If you use the services of a tax practitioner, the practitioner should be registered with one of the recognised controlling bodies as well as Sars. This has been a regulatory requirement for the past three years.

You can verify your tax practitioner’s registration number on the eFiling page by clicking here. It is important to note that even if you use the services of a tax practitioner, it is still your responsibility to make a true declaration. You are also accountable for any outstanding returns, payments and penalties.

Ettiene Retief, chairperson of the National Tax and Sars Stakeholders Committees at the South African Institute of Professional Accountants (Saipa), says a common mistake, for example, is not to recognise the small interest income that might be earned on a medical aid savings account.

“The amount of such interest might be too small to be material, but the point is that Sars gets the information reflected on these certificates and its system will compare the income you have disclosed and what it expects.

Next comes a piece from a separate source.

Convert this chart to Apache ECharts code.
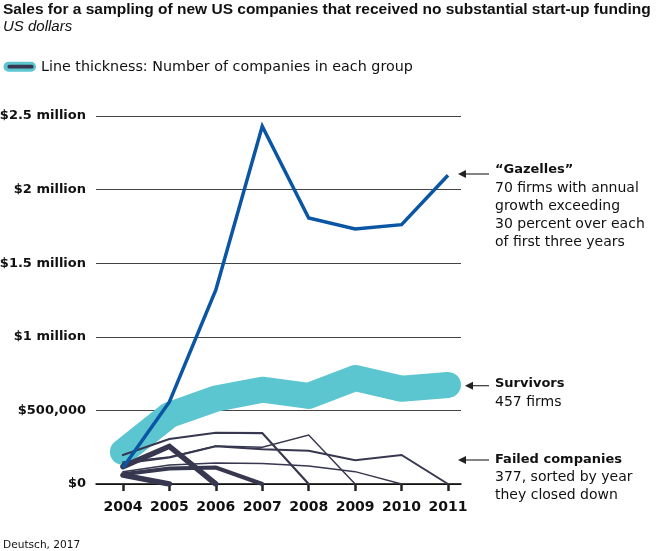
<!DOCTYPE html>
<html>
<head>
<meta charset="utf-8">
<script src="https://cdn.jsdelivr.net/npm/echarts@6/dist/echarts.min.js"></script>
<style>
html,body{margin:0;padding:0;background:#fff;}
#chart{width:657px;height:551px;}
</style>
</head>
<body>
<div id="chart"></div>
<script>
// ---- data ----
const years = [2004, 2005, 2006, 2007, 2008, 2009, 2010, 2011];
const yTicks = [0, 500000, 1000000, 1500000, 2000000, 2500000];
const yTickLabels = ['$0', '$500,000', '$1 million', '$1.5 million', '$2 million', '$2.5 million'];
const gazelles = [110000, 557000, 1318000, 2430000, 1807000, 1732000, 1762000, 2097000];
const survivors = [218000, 469000, 580000, 641000, 598000, 720000, 647000, 673000];
const failed2005 = [60000, 0];
const failed2006 = [118000, 256000, 0];
const failed2007 = [66000, 106000, 112000, 0];
const failed2008 = [197000, 306000, 348000, 346000, 0];
const failed2009 = [150000, 184000, 258000, 249000, 333000, 0];
const failed2010 = [84000, 129000, 143000, 140000, 123000, 84000, 0];
const failed2011 = [140000, 180000, 256000, 236000, 226000, 161000, 197000, 0];

const pairs = vals => vals.map((v, i) => [years[i], v]);

const failedColor = '#37374f';
const failedList = [
  {d: failed2011, w: 2},
  {d: failed2010, w: 1.5},
  {d: failed2009, w: 1.5},
  {d: failed2008, w: 2.2},
  {d: failed2007, w: 4},
  {d: failed2006, w: 5.5},
  {d: failed2005, w: 5.5}
];

const chart = echarts.init(document.getElementById('chart'), null, {renderer: 'canvas'});

const series = [];
series.push({
  type: 'line', data: pairs(survivors), symbol: 'none', silent: true,
  lineStyle: {color: '#5bc5d0', width: 26, cap: 'round', join: 'round'}
});
failedList.forEach(f => series.push({
  type: 'line', data: pairs(f.d), symbol: 'none', silent: true,
  lineStyle: {color: failedColor, width: f.w, cap: 'round', join: 'miter'}
}));
series.push({
  type: 'line', data: pairs(gazelles), symbol: 'none', silent: true,
  lineStyle: {color: '#0a56a4', width: 3.5, cap: 'butt', join: 'miter'}
});

const bodyFont = 'DejaVu Sans';
function txt(x, y, s, bold, size) {
  return {type: 'text', x: x, y: y, style: {text: s, fill: '#111', font: (bold ? 'bold ' : '') + (size || 14) + 'px "' + bodyFont + '"', textVerticalAlign: 'middle', textAlign: 'left'}};
}
function arrow(x1, x2, y) {
  return [
    {type: 'line', shape: {x1: x1 + 6, y1: y, x2: x2, y2: y}, style: {stroke: '#333', lineWidth: 1.2}},
    {type: 'polygon', shape: {points: [[x1, y], [x1 + 8, y - 4], [x1 + 8, y + 4]]}, style: {fill: '#222'}}
  ];
}

const graphic = [
  {type: 'text', x: 3, y: 10, style: {text: 'Sales for a sampling of new US companies that received no substantial start-up funding', fill: '#111', font: 'bold 15.5px "Liberation Sans"', textVerticalAlign: 'middle'}},
  {type: 'text', x: 3, y: 27, style: {text: 'US dollars', fill: '#111', font: 'italic 15px "Liberation Sans"', textVerticalAlign: 'middle'}},
  {type: 'rect', shape: {x: 3.5, y: 61.7, width: 32.5, height: 10, r: 5}, style: {fill: '#5bc5d0'}},
  {type: 'rect', shape: {x: 7.5, y: 64.8, width: 26, height: 3.8, r: 1.5}, style: {fill: '#37374f'}},
  {type: 'text', x: 41, y: 67, style: {text: 'Line thickness: Number of companies in each group', fill: '#111', font: '14.3px "DejaVu Sans"', textVerticalAlign: 'middle'}},
  txt(495, 170, '\u201cGazelles\u201d', true, 13),
  txt(495, 188, '70 firms with annual'),
  txt(495, 206, 'growth exceeding'),
  txt(495, 224, '30 percent over each'),
  txt(495, 242, 'of first three years'),
  txt(495, 384, 'Survivors', true, 13),
  txt(495, 402, '457 firms'),
  txt(495, 459.5, 'Failed companies', true, 13),
  txt(495, 477.5, '377, sorted by year'),
  txt(495, 495.5, 'they closed down'),
  {type: 'text', x: 3, y: 545, style: {text: 'Deutsch, 2017', fill: '#111', font: '10.6px "DejaVu Sans"', textVerticalAlign: 'middle'}}
].concat(arrow(458, 489, 174), arrow(465, 489, 385.7), arrow(458, 489, 460));

chart.setOption({
  animation: false,
  backgroundColor: '#fff',
  grid: {left: 96, right: 196, top: 116, bottom: 67, containLabel: false, outerBoundsMode: 'none'},
  xAxis: {
    type: 'value', min: 2003.42, max: 2011.28,
    axisLine: {show: true, lineStyle: {color: '#000', width: 1.5}},
    axisTick: {show: true, customValues: years, length: 7, lineStyle: {color: '#222', width: 2.5}},
    axisLabel: {show: true, customValues: years, margin: 16, color: '#111', fontFamily: 'DejaVu Sans', fontWeight: 'bold', fontSize: 14, formatter: v => String(Math.round(v))},
    splitLine: {show: false}
  },
  yAxis: {
    type: 'value', min: 0, max: 2500000, interval: 500000,
    axisLine: {show: false}, axisTick: {show: false},
    axisLabel: {margin: 10, color: '#111', fontFamily: 'DejaVu Sans', fontWeight: 'bold', fontSize: 13,
      formatter: v => yTickLabels[yTicks.indexOf(v)] || ''},
    splitLine: {show: true, lineStyle: {color: '#444', width: 1}}
  },
  series: series,
  graphic: graphic
});
</script>
</body>
</html>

Even a small discrepancy could cause the system to flag a mismatch,” he says.

  1. Supporting documents must be kept for five years

Piet Nel, head of the School of Applied Tax at the South African Institute of Tax Professionals (Sait), says supporting documents must be kept for a period of five years from date of submission. However, where an audit is conducted or a dispute exists, it may be necessary to keep documents for a longer period of time.

Supporting documents could include your IRP5 certificate from your employer. This is basically a summary of all the income you earned, taxes you paid and other contributions and deductions made on your behalf. Check this information against the information on the electronic return.

Also keep your IT3(b) certificates for investment returns, financial statements, medical aid contribution certificates and receipts, retirement annuity certificates, logbook and documents related to travel expenses. A more detailed list can be found on the Sars website here.

Sars may request you to submit these supporting documents in order to verify the information on your tax return.”